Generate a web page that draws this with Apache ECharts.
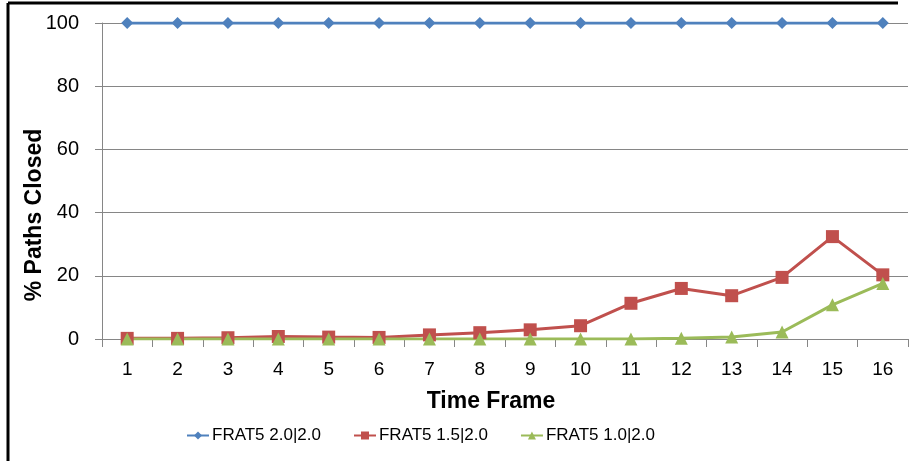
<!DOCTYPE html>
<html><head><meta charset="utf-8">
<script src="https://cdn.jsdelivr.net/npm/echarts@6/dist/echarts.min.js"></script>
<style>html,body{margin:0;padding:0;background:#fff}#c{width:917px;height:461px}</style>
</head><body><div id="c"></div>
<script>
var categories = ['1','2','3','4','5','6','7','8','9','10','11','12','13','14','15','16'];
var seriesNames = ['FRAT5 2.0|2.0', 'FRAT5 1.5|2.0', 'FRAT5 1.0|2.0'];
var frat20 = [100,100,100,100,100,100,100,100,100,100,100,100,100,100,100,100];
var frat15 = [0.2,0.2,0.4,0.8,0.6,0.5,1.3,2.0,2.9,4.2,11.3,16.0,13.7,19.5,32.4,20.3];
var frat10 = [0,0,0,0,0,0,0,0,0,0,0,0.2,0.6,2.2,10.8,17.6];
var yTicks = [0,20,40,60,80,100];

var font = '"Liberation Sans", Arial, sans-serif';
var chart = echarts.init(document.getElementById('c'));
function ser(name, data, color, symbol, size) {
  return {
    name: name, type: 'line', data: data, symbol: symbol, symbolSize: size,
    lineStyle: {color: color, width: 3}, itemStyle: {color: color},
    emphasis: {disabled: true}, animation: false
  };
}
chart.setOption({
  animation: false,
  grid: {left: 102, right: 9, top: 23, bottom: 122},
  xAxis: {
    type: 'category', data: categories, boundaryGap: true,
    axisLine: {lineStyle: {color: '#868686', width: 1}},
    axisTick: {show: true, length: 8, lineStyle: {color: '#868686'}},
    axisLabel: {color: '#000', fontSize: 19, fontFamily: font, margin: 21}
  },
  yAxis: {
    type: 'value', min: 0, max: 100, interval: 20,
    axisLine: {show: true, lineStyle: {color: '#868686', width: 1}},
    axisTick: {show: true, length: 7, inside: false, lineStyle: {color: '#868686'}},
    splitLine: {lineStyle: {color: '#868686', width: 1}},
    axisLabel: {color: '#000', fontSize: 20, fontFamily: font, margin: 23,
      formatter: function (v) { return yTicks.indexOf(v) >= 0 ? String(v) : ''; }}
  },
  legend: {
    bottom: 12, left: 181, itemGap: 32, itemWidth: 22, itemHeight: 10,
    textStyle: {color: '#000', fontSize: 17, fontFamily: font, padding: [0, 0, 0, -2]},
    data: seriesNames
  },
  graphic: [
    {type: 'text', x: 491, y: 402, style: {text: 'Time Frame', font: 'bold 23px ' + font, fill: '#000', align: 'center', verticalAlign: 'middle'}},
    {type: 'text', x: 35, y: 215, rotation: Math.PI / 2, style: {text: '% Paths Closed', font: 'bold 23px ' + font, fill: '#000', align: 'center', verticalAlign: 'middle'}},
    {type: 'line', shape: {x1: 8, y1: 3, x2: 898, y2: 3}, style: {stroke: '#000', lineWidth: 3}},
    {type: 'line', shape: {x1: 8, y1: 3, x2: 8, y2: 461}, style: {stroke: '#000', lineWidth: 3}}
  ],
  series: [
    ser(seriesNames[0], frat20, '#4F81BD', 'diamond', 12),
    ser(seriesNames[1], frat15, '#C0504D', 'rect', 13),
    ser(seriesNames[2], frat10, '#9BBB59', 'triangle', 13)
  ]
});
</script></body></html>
_____
▶ **Task goal**
Write out an exact copy of the listing, first line through the line containing "var yTicks = [0,20,40,60,80,100];", with the pictures left out.

▶ **Exercise output**
Generate a web page that draws this with Apache ECharts.
<!DOCTYPE html>
<html><head><meta charset="utf-8">
<script src="https://cdn.jsdelivr.net/npm/echarts@6/dist/echarts.min.js"></script>
<style>html,body{margin:0;padding:0;background:#fff}#c{width:917px;height:461px}</style>
</head><body><div id="c"></div>
<script>
var categories = ['1','2','3','4','5','6','7','8','9','10','11','12','13','14','15','16'];
var seriesNames = ['FRAT5 2.0|2.0', 'FRAT5 1.5|2.0', 'FRAT5 1.0|2.0'];
var frat20 = [100,100,100,100,100,100,100,100,100,100,100,100,100,100,100,100];
var frat15 = [0.2,0.2,0.4,0.8,0.6,0.5,1.3,2.0,2.9,4.2,11.3,16.0,13.7,19.5,32.4,20.3];
var frat10 = [0,0,0,0,0,0,0,0,0,0,0,0.2,0.6,2.2,10.8,17.6];
var yTicks = [0,20,40,60,80,100];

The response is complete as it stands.